Render the material again word for word, skipping the pictures in it.

MATERIAL PROVIDED »
BEGIN

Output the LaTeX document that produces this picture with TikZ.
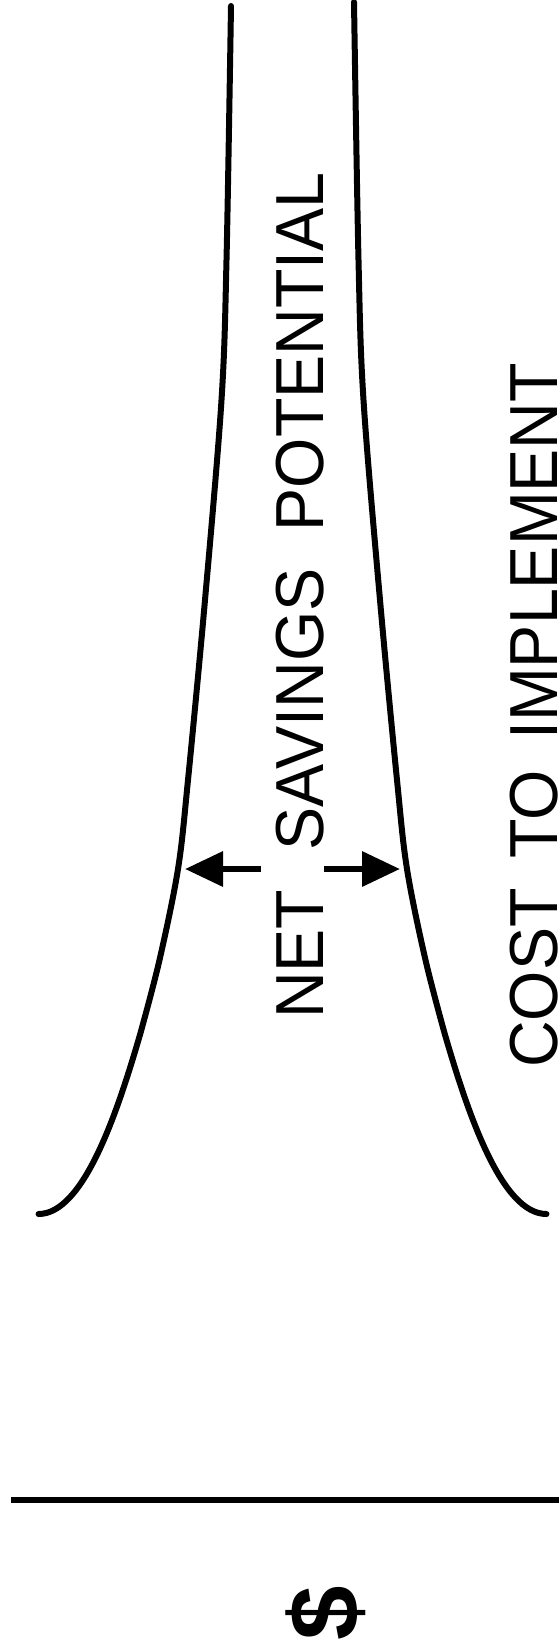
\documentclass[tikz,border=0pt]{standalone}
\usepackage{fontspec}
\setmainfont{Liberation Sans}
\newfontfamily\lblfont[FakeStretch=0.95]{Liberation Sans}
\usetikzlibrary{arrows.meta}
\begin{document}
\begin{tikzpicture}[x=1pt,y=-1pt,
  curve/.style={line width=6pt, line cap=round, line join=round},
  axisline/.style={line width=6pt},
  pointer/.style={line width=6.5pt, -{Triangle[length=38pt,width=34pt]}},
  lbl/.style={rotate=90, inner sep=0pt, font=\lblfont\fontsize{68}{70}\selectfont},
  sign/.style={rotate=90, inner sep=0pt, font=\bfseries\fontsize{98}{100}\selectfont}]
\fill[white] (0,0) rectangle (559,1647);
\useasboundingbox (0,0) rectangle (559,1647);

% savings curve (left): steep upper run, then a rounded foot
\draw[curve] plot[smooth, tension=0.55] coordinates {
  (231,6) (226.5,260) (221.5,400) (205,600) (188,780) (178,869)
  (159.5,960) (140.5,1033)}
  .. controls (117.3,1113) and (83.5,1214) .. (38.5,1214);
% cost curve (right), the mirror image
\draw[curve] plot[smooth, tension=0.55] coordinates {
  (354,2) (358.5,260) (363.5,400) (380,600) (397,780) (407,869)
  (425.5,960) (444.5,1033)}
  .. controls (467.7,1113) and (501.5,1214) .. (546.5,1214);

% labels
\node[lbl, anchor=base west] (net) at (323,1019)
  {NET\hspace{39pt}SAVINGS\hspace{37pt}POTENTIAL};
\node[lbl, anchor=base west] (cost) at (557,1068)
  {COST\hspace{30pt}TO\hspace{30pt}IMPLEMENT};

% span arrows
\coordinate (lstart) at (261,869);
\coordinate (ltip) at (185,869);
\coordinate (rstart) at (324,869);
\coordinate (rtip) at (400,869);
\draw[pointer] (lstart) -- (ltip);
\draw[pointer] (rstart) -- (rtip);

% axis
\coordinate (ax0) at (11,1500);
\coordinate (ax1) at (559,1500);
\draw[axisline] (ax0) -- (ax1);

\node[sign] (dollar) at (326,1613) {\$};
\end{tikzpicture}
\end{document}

END

REPLY »
Output the LaTeX document that produces this picture with TikZ.
\documentclass[tikz,border=0pt]{standalone}
\usepackage{fontspec}
\setmainfont{Liberation Sans}
\newfontfamily\lblfont[FakeStretch=0.95]{Liberation Sans}
\usetikzlibrary{arrows.meta}
\begin{document}
\begin{tikzpicture}[x=1pt,y=-1pt,
  curve/.style={line width=6pt, line cap=round, line join=round},
  axisline/.style={line width=6pt},
  pointer/.style={line width=6.5pt, -{Triangle[length=38pt,width=34pt]}},
  lbl/.style={rotate=90, inner sep=0pt, font=\lblfont\fontsize{68}{70}\selectfont},
  sign/.style={rotate=90, inner sep=0pt, font=\bfseries\fontsize{98}{100}\selectfont}]
\fill[white] (0,0) rectangle (559,1647);
\useasboundingbox (0,0) rectangle (559,1647);

% savings curve (left): steep upper run, then a rounded foot
\draw[curve] plot[smooth, tension=0.55] coordinates {
  (231,6) (226.5,260) (221.5,400) (205,600) (188,780) (178,869)
  (159.5,960) (140.5,1033)}
  .. controls (117.3,1113) and (83.5,1214) .. (38.5,1214);
% cost curve (right), the mirror image
\draw[curve] plot[smooth, tension=0.55] coordinates {
  (354,2) (358.5,260) (363.5,400) (380,600) (397,780) (407,869)
  (425.5,960) (444.5,1033)}
  .. controls (467.7,1113) and (501.5,1214) .. (546.5,1214);

% labels
\node[lbl, anchor=base west] (net) at (323,1019)
  {NET\hspace{39pt}SAVINGS\hspace{37pt}POTENTIAL};
\node[lbl, anchor=base west] (cost) at (557,1068)
  {COST\hspace{30pt}TO\hspace{30pt}IMPLEMENT};

% span arrows
\coordinate (lstart) at (261,869);
\coordinate (ltip) at (185,869);
\coordinate (rstart) at (324,869);
\coordinate (rtip) at (400,869);
\draw[pointer] (lstart) -- (ltip);
\draw[pointer] (rstart) -- (rtip);

% axis
\coordinate (ax0) at (11,1500);
\coordinate (ax1) at (559,1500);
\draw[axisline] (ax0) -- (ax1);

\node[sign] (dollar) at (326,1613) {\$};
\end{tikzpicture}
\end{document}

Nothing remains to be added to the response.